=== WHAT IS REQUIRED ===
Every line of the material is to be quoted verbatim, minus the pictures.

+++ DATA EXCERPT +++

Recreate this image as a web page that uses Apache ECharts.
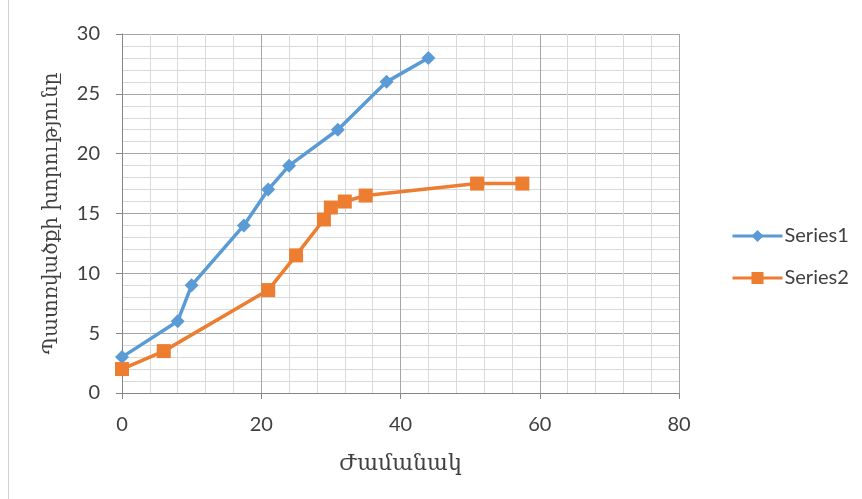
<!DOCTYPE html>
<html><head><meta charset="utf-8">
<script src="https://cdn.jsdelivr.net/npm/echarts@6/dist/echarts.min.js"></script>
<style>html,body{margin:0;padding:0;background:#fff}#c{width:862px;height:499px}</style>
</head><body><div id="c"></div>
<script>
const series1X = [0, 8, 10, 17.5, 21, 24, 31, 38, 44];
const series1Y = [3, 6, 9, 14, 17, 19, 22, 26, 28];
const series2X = [0, 6, 21, 25, 29, 30, 32, 35, 51, 57.5];
const series2Y = [2, 3.5, 8.6, 11.5, 14.5, 15.5, 16, 16.5, 17.5, 17.5];
const seriesNames = ['Series1', 'Series2'];
const xTitle = 'Ժամանակ';
const yTitle = 'Պատռվածքի խորությունը';

const chart = echarts.init(document.getElementById('c'));
const lbl = {color:'#404040', fontSize:20, fontFamily:'Lato'};
chart.setOption({
  animation:false,
  graphic:[{type:'line', shape:{x1:8.5,y1:0,x2:8.5,y2:499}, style:{stroke:'#d0d0d0', lineWidth:1}}],
  grid:{left:122, right:183, top:34, bottom:106, containLabel:false},
  legend:{orient:'vertical', left:726, top:221, itemGap:22, itemWidth:50, itemHeight:15,
    lineStyle:{width:3},
    textStyle:{color:'#404040', fontSize:20, fontFamily:'Lato', padding:[0,0,0,-3]},
    data:seriesNames},
  xAxis:{type:'value', min:0, max:80, interval:20,
    name:xTitle, nameLocation:'middle', nameGap:60,
    nameTextStyle:{color:'#404040', fontSize:22, fontFamily:'DejaVu Serif'},
    axisLine:{show:true, onZero:false, lineStyle:{color:'#868686'}},
    axisTick:{show:true, length:6, lineStyle:{color:'#868686'}},
    axisLabel:Object.assign({margin:22}, lbl),
    splitLine:{show:true, lineStyle:{color:'#a6a6a6'}},
    minorTick:{show:false, splitNumber:5},
    minorSplitLine:{show:true, lineStyle:{color:'#d9d9d9'}}},
  yAxis:{type:'value', min:0, max:30, interval:5,
    name:yTitle, nameLocation:'middle', nameGap:60, nameRotate:90,
    nameTextStyle:{color:'#404040', fontSize:20, fontFamily:'DejaVu Serif'},
    axisLine:{show:true, lineStyle:{color:'#868686'}},
    axisTick:{show:true, length:6, lineStyle:{color:'#868686'}},
    axisLabel:Object.assign({margin:22}, lbl),
    splitLine:{show:true, lineStyle:{color:'#a6a6a6'}},
    minorTick:{show:false, splitNumber:5},
    minorSplitLine:{show:true, lineStyle:{color:'#d9d9d9'}}},
  series:[
    {name:seriesNames[0], type:'line', data:series1X.map((x,i)=>[x,series1Y[i]]),
     symbol:'diamond', symbolSize:14, color:'#5b9bd5',
     lineStyle:{width:3.5, color:'#5b9bd5'}, itemStyle:{color:'#5b9bd5'}},
    {name:seriesNames[1], type:'line', data:series2X.map((x,i)=>[x,series2Y[i]]),
     symbol:'rect', symbolSize:14, color:'#ed7d31',
     lineStyle:{width:3.5, color:'#ed7d31'}, itemStyle:{color:'#ed7d31'}}
  ]
});
</script></body></html>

+++

=== THE ANSWER ===
Recreate this image as a web page that uses Apache ECharts.
<!DOCTYPE html>
<html><head><meta charset="utf-8">
<script src="https://cdn.jsdelivr.net/npm/echarts@6/dist/echarts.min.js"></script>
<style>html,body{margin:0;padding:0;background:#fff}#c{width:862px;height:499px}</style>
</head><body><div id="c"></div>
<script>
const series1X = [0, 8, 10, 17.5, 21, 24, 31, 38, 44];
const series1Y = [3, 6, 9, 14, 17, 19, 22, 26, 28];
const series2X = [0, 6, 21, 25, 29, 30, 32, 35, 51, 57.5];
const series2Y = [2, 3.5, 8.6, 11.5, 14.5, 15.5, 16, 16.5, 17.5, 17.5];
const seriesNames = ['Series1', 'Series2'];
const xTitle = 'Ժամանակ';
const yTitle = 'Պատռվածքի խորությունը';

const chart = echarts.init(document.getElementById('c'));
const lbl = {color:'#404040', fontSize:20, fontFamily:'Lato'};
chart.setOption({
  animation:false,
  graphic:[{type:'line', shape:{x1:8.5,y1:0,x2:8.5,y2:499}, style:{stroke:'#d0d0d0', lineWidth:1}}],
  grid:{left:122, right:183, top:34, bottom:106, containLabel:false},
  legend:{orient:'vertical', left:726, top:221, itemGap:22, itemWidth:50, itemHeight:15,
    lineStyle:{width:3},
    textStyle:{color:'#404040', fontSize:20, fontFamily:'Lato', padding:[0,0,0,-3]},
    data:seriesNames},
  xAxis:{type:'value', min:0, max:80, interval:20,
    name:xTitle, nameLocation:'middle', nameGap:60,
    nameTextStyle:{color:'#404040', fontSize:22, fontFamily:'DejaVu Serif'},
    axisLine:{show:true, onZero:false, lineStyle:{color:'#868686'}},
    axisTick:{show:true, length:6, lineStyle:{color:'#868686'}},
    axisLabel:Object.assign({margin:22}, lbl),
    splitLine:{show:true, lineStyle:{color:'#a6a6a6'}},
    minorTick:{show:false, splitNumber:5},
    minorSplitLine:{show:true, lineStyle:{color:'#d9d9d9'}}},
  yAxis:{type:'value', min:0, max:30, interval:5,
    name:yTitle, nameLocation:'middle', nameGap:60, nameRotate:90,
    nameTextStyle:{color:'#404040', fontSize:20, fontFamily:'DejaVu Serif'},
    axisLine:{show:true, lineStyle:{color:'#868686'}},
    axisTick:{show:true, length:6, lineStyle:{color:'#868686'}},
    axisLabel:Object.assign({margin:22}, lbl),
    splitLine:{show:true, lineStyle:{color:'#a6a6a6'}},
    minorTick:{show:false, splitNumber:5},
    minorSplitLine:{show:true, lineStyle:{color:'#d9d9d9'}}},
  series:[
    {name:seriesNames[0], type:'line', data:series1X.map((x,i)=>[x,series1Y[i]]),
     symbol:'diamond', symbolSize:14, color:'#5b9bd5',
     lineStyle:{width:3.5, color:'#5b9bd5'}, itemStyle:{color:'#5b9bd5'}},
    {name:seriesNames[1], type:'line', data:series2X.map((x,i)=>[x,series2Y[i]]),
     symbol:'rect', symbolSize:14, color:'#ed7d31',
     lineStyle:{width:3.5, color:'#ed7d31'}, itemStyle:{color:'#ed7d31'}}
  ]
});
</script></body></html>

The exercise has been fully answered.